The main aim of this post is to make the last paragraph more precise. That is, I want to take three standard normal random variables X, Y and Z that are not independent, and understand precisely the circumstances that guarantee that X and Y become independent when we condition on Z.

The joint distribution of (X,Y,Z) is determined by the matrix of correlations. Let this matrix be split up as \begin{pmatrix}\Sigma_{11}&\Sigma_{12}\\ \Sigma_{21}&\Sigma_{22}\\ \end{pmatrix}, where \Sigma_{11} is the 2\times 2 covariance matrix of (X,Y), \Sigma_{12} is a 2\times 1 matrix, \Sigma_{21} is a 1\times 2 matrix and \Sigma_{22} is the matrix (1). A general result about conditioning joint normal distributions on a subset of the variables tells us, if I understand the result correctly, that the covariance matrix of (X,Y) when we condition on the value of Z is \Sigma_{11}-\Sigma_{12}\Sigma_{22}^{-1}\Sigma_{21}. (I got this from Wikipedia. It seems to be quite tricky to prove, so I hope it really can be used as a black box.) So in our case if we have a covariance matrix \begin{pmatrix}1&\lambda&\mu\\ \lambda&1&\nu\\ \mu&\nu&1\\ \end{pmatrix} then the covariance matrix of (X,Y) conditioned on Z should be \begin{pmatrix}1-\mu^2&\lambda-\mu\nu\\ \lambda-\mu\nu&1-\nu^2\\ \end{pmatrix}.

That looks dimensionally odd because I normalized the random variables to have variance 1. If instead I had started with the more general covariance matrix \begin{pmatrix}a&\lambda&\mu\\ \lambda&b&\nu\\ \mu&\nu&c\\ \end{pmatrix} I would have ended up with \begin{pmatrix}a-c^{-1}\mu^2&\lambda-c^{-1}\mu\nu\\ \lambda-c^{-1}\mu\nu&b-c^{-1}\nu^2\\ \end{pmatrix}.

So after the conditioning, if we want X and Y to become independent, we appear to want \lambda c to equal \mu\nu. That is, we want \langle X,Z\rangle\langle Y,Z\rangle=\langle X,Y\rangle\langle Z,Z\rangle where I am using angle brackets for covariances.

If we divide each variable by its standard deviation, that gives us that the correlation between X and Y should be the product of the correlation between X and Z and the correlation between Y and Z.
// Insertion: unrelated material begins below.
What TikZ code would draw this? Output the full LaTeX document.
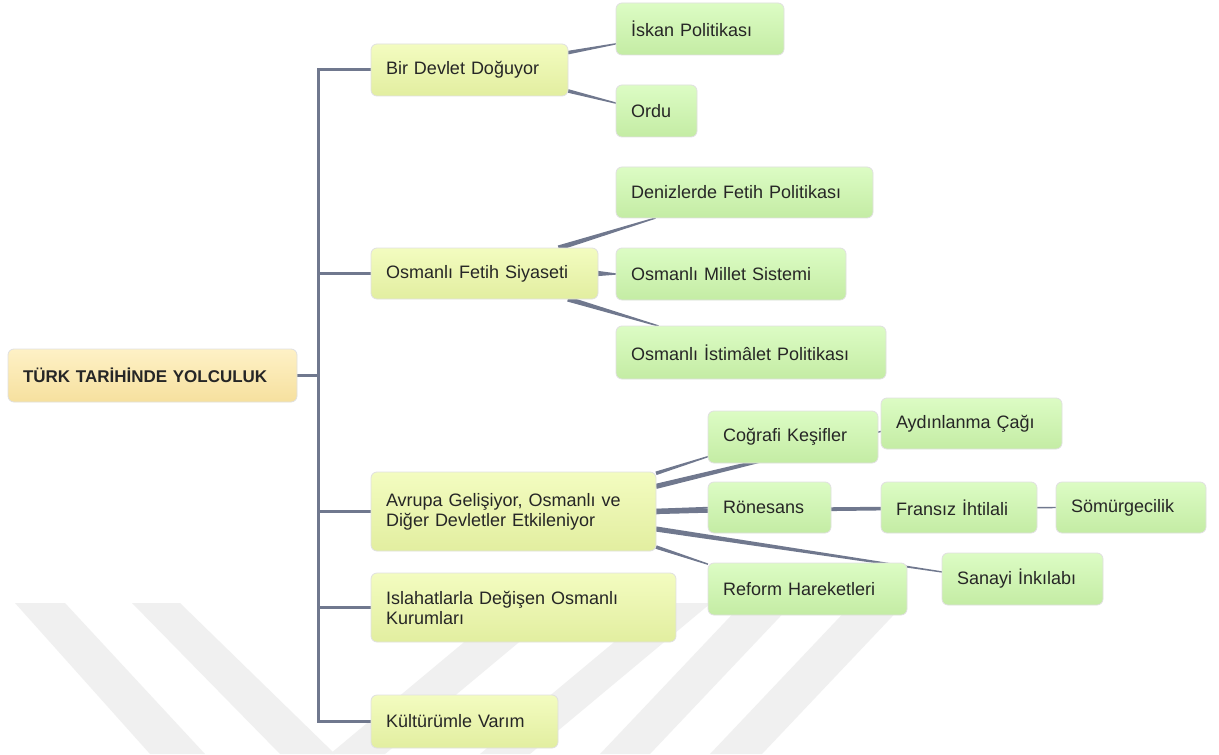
\documentclass[tikz,border=0pt]{standalone}
\usepackage{fontspec}
\setmainfont{Liberation Sans}
\usepackage{xcolor}
\usetikzlibrary{positioning, calc, backgrounds}
\definecolor{renkKok1}{RGB}{254,241,198}
\definecolor{renkKok2}{RGB}{246,224,158}
\definecolor{renkSari1}{RGB}{243,252,192}
\definecolor{renkSari2}{RGB}{226,238,160}
\definecolor{renkYesil1}{RGB}{220,252,196}
\definecolor{renkYesil2}{RGB}{196,236,164}
\definecolor{renkHat}{RGB}{112,120,142}
\definecolor{renkFiligran}{RGB}{240,240,240}

% parent end thick, child end thin
\newcommand{\incebag}[3][1.3pt]{%
  \fill[renkHat] ($(#2)!#1!90:(#3)$) -- ($(#3)!0.35pt!-90:(#2)$)
    -- ($(#3)!0.35pt!90:(#2)$) -- ($(#2)!#1!-90:(#3)$) -- cycle;}

\begin{document}
\begin{tikzpicture}[
    x=0.5pt, y=-0.5pt,
    kutu/.style={rounded corners=3pt, minimum height=26pt, inner xsep=7.5pt, inner ysep=2pt,
                 outer sep=0pt, align=left, font=\fontsize{9}{10}\selectfont, text=black!85,
                 draw=black!12, line width=0.4pt, anchor=north west},
    kok/.style={kutu, top color=renkKok1, bottom color=renkKok2, minimum height=26.5pt,
                font=\fontsize{8.5}{10}\selectfont\bfseries},
    sari/.style={kutu, top color=renkSari1, bottom color=renkSari2},
    yesil/.style={kutu, top color=renkYesil1, bottom color=renkYesil2},
    govde/.style={draw=renkHat, line width=1.5pt}
]
\useasboundingbox (0,0) rectangle (1219,754);

\node[kok, text width=129.5pt] (kok) at (8,349) {TÜRK TARİHİNDE YOLCULUK};

\node[sari, text width=83.5pt, above right=152.5pt and 37pt of kok.north east, anchor=north west] (bir) {Bir Devlet Doğuyor};
\node[sari, text width=98.5pt, minimum height=25.5pt, below=76pt of bir.south west, anchor=north west] (osm) {Osmanlı Fetih Siyaseti};
\node[sari, text width=127.5pt, minimum height=39.5pt, below=86.5pt of osm.south west, anchor=north west] (avr) {Avrupa Gelişiyor, Osmanlı ve\\Diğer Devletler Etkileniyor};
\node[sari, text width=137.5pt, minimum height=34.5pt, below=11pt of avr.south west, anchor=north west] (isl) {Islahatlarla Değişen Osmanlı\\Kurumları};
\node[sari, text width=78.5pt, minimum height=26.5pt, below=26.5pt of isl.south west, anchor=north west] (kul) {Kültürümle Varım};

\node[yesil, text width=69pt, above right=20.5pt and 24pt of bir.north east, anchor=north west] (isk) {İskan Politikası};
\node[yesil, text width=25.5pt, below=15pt of isk.south west, anchor=north west] (ordu) {Ordu};
\node[yesil, text width=113.5pt, minimum height=25.5pt, below=15pt of ordu.south west, anchor=north west] (den) {Denizlerde Fetih Politikası};
\node[yesil, text width=100pt, below=15pt of den.south west, anchor=north west] (mil) {Osmanlı Millet Sistemi};
\node[yesil, text width=120pt, minimum height=26.5pt, below=13pt of mil.south west, anchor=north west] (ist) {Osmanlı İstimâlet Politikası};

\node[yesil, text width=70pt, above right=30.5pt and 26pt of avr.north east, anchor=north west] (cog) {Coğrafi Keşifler};
\node[yesil, text width=46.5pt, minimum height=25.5pt, below=9.5pt of cog.south west, anchor=north west] (ron) {Rönesans};
\node[yesil, text width=84.5pt, below=15pt of ron.south west, anchor=north west] (ref) {Reform Hareketleri};
\node[yesil, text width=75.5pt, minimum height=25.5pt, above right=6.5pt and 1.5pt of cog.north east, anchor=north west] (ayd) {Aydınlanma Çağı};
\node[yesil, text width=63pt, minimum height=25.5pt, right=25pt of ron.north east, anchor=north west] (fra) {Fransız İhtilali};
\node[yesil, text width=60pt, minimum height=25.5pt, right=9.5pt of fra.north east, anchor=north west] (som) {Sömürgecilik};
\node[yesil, text width=65.5pt, above right=5pt and 17.5pt of ref.north east, anchor=north west] (san) {Sanayi İnkılabı};

\begin{scope}[on background layer]
\fill[white] (0,0) rectangle (1219,754);
% filigran
\fill[renkFiligran] (15,603) -- (65,603) -- (205,754) -- (150,754) -- cycle;
\fill[renkFiligran] (132,603) -- (180,603) -- (335,754) -- (280,754) -- cycle;
\fill[renkFiligran] (330,754) -- (385,754) -- (566,603) -- (511,603) -- cycle;
\fill[renkFiligran] (480,754) -- (530,754) -- (711,603) -- (661,603) -- cycle;
\fill[renkFiligran] (600,754) -- (650,754) -- (793,603) -- (743,603) -- cycle;
\fill[renkFiligran] (710,754) -- (762,754) -- (905,603) -- (853,603) -- cycle;

\draw[govde] (kok.east) -- ++(21,0) |- (bir.west);
\draw[govde] (kok.east) -- ++(21,0) |- (osm.west);
\draw[govde] (kok.east) -- ++(21,0) |- (avr.west);
\draw[govde] (kok.east) -- ++(21,0) |- (isl.west);
\draw[govde] (kok.east) -- ++(21,0) |- (kul.west);

\incebag[0.9pt]{bir.10}{isk.190}
\incebag[0.9pt]{bir.-12}{ordu.169}
\incebag{osm.19}{den.196}
\incebag{osm.east}{mil.west}
\incebag{osm.-17}{ist.164}
\incebag[0.9pt]{avr.15}{cog.193}
\incebag{avr.10}{ayd.185}
\incebag[1.4pt]{avr.east}{ron.west}
\incebag{avr.east}{fra.west}
\incebag[0.9pt]{avr.east}{som.west}
\incebag{avr.-7}{san.175}
\incebag[0.9pt]{avr.-14}{ref.166}
\end{scope}
\end{tikzpicture}
\end{document}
I wrote some code to test this, and it seemed not to be the case, anything like, but I am not confident that I didn’t make careless mistakes in the code. (However, my correlations were reasonable numbers in the range [-1,1], so any mistakes there might have been didn’t jump out at me. I might just rewrite the code from scratch without looking at the old version.)

One final remark I’d like to make is that if you feel there is something familiar about the expression \langle x,z\rangle\langle y,z\rangle-\langle x,y\rangle\langle z,z\rangle, then you are not completely wrong. The formula for the vector triple product is

x\wedge(y\wedge z)=\langle x,z\rangle y - \langle x,y\rangle z.

Therefore, the expression can be condensed to \langle x\wedge(y\wedge z),z\rangle. Now this is the scalar triple product of the three vectors x, y\wedge z, and z. For this to be zero, we need x to lie in the plane generated by y\wedge z and z. Note that y\wedge z is orthogonal to both y and z. So if P is the orthogonal projection to the subspace generated by z, we want x-Px to be orthogonal to y. Actually, that can be read out of the original formula too, since it is \langle\langle x,z\rangle z - \langle z,z\rangle x,y\rangle. A nicer way of thinking of it (because more symmetrical) is that we want the orthogonal projections of x and y to the subspace orthogonal to z to be orthogonal. To check that, assuming (WLOG) that \|z\|_2=1, \langle x-\langle x,z\rangle z,y-\langle y,z\rangle z\rangle=\langle x,y\rangle-\langle x,z\rangle\langle y,z\rangle.

So what I’d like to see done (but I’m certainly not saying it’s the only thing worth doing) is the following.

1. Test experimentally whether for a random pair (A,B) of n-sided dice we find that the correlations of the random variables X=\sum_jh_A(j), Y=\sum_jh_B(j) and Z=\sum_j(c_j-(n+1)/2) really do appear to satisfy the relationship

corr(X,Z).corr(Y,Z)= corr(X,Y).

Here the c_j are chosen randomly without any conditioning on their sum. My experiment seemed to indicate not, but I’m hoping I made a mistake.

2. If they do satisfy that relationship, then we can start to think about why.

3. If they do not satisfy it, then we can start to think about why not. In particular, which of the heuristic assumptions used to suggest that they should satisfy that relationship is wrong — or is it my understanding of multivariate normals that is faulty?

If we manage to prove that they typically do satisfy that relationship, at least approximately, then we can think about whether various distributions become sufficiently normal sufficiently quickly for that to imply that intransitivity occurs with probability 1/4.